1968年4月の入園式は、世田谷区の玉川区民会館で行いました。広い会場でしたが、それでも、満席でした。当時園児は、100名近い人数で、父兄も大勢見えたからです。コンクリートを打ち終わり、8月外枠をはずす時期になって、親会社と下請け会社が金銭のトラブルが原因で、下請けが引き上げてしまいました。工事がストップし、二月ほど放置されてしまいました。どうなることかと心配しましたが、10月はじめ、新しい下請け会社が見つかり、工事が再開しました。
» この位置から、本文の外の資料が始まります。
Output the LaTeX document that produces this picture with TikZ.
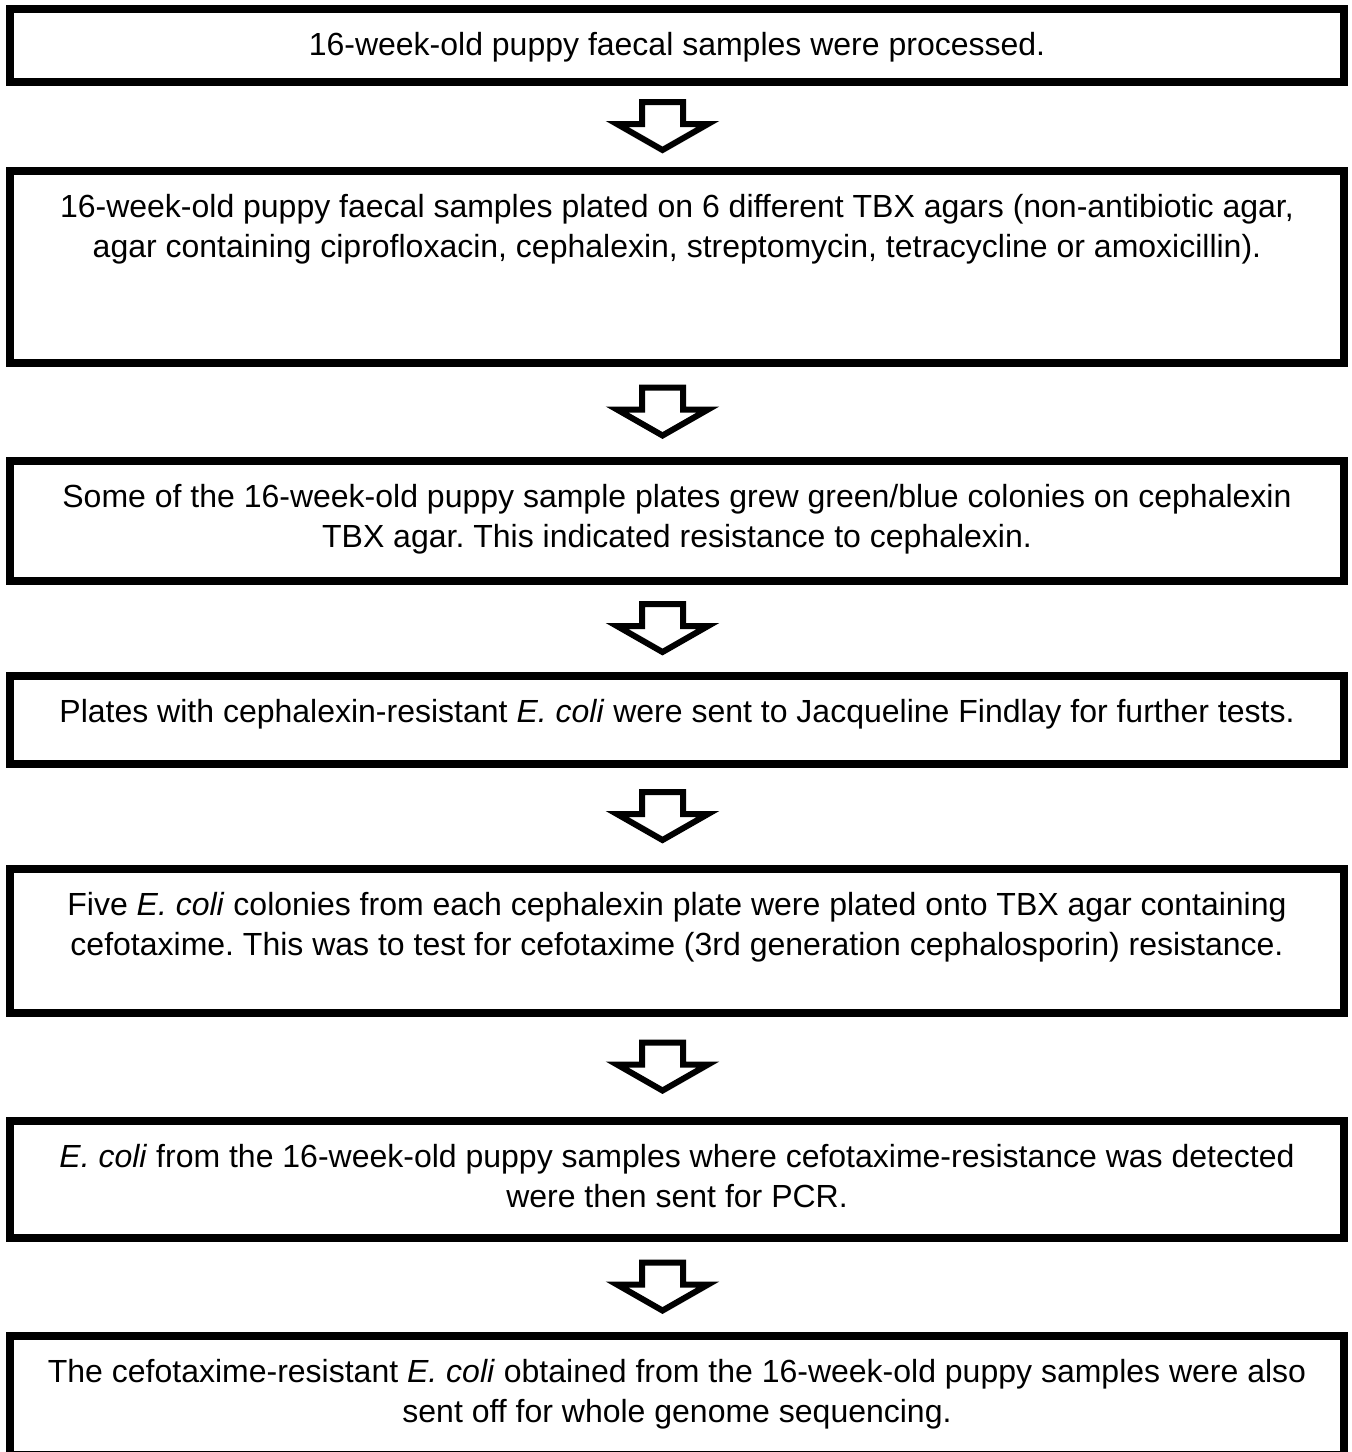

現場監督さんは、幼稚園に通う子どもさんがいて、自分の子どもの幼稚園を建てるつもりでやると、熱心に仕事をしてくださいました。11月になって、クリスマス会の準備が始まりましたが、練習する場所がないので、打ちっぱなしで内装のないコンクリートの教室で行いました。秋のさわやかな風がコンクリート教室を吹き抜けて行きました。こうして、12月クリスマス会は、玉川区民会館で行いました。しかし、建築費は思うように調わず、日曜日礼拝ごとに皆さんとお祈りをしていました。資金が不足していましたので、2階の教会部分はコンクリートのままにし、後日工事をすることにしましたが、現場監督さんがそんなみっともないことは出来ないと言い、かまわないからみんな一緒に仕上げましょうと、親会社に相談なしに工事を進めてしまいました。このような紆余曲折を経ましたが、やがて融資のめどが立ち、1969年3月には、新会堂完成しました。この年の卒園式は、新しい教会堂で行うことができました。本当に感謝しました。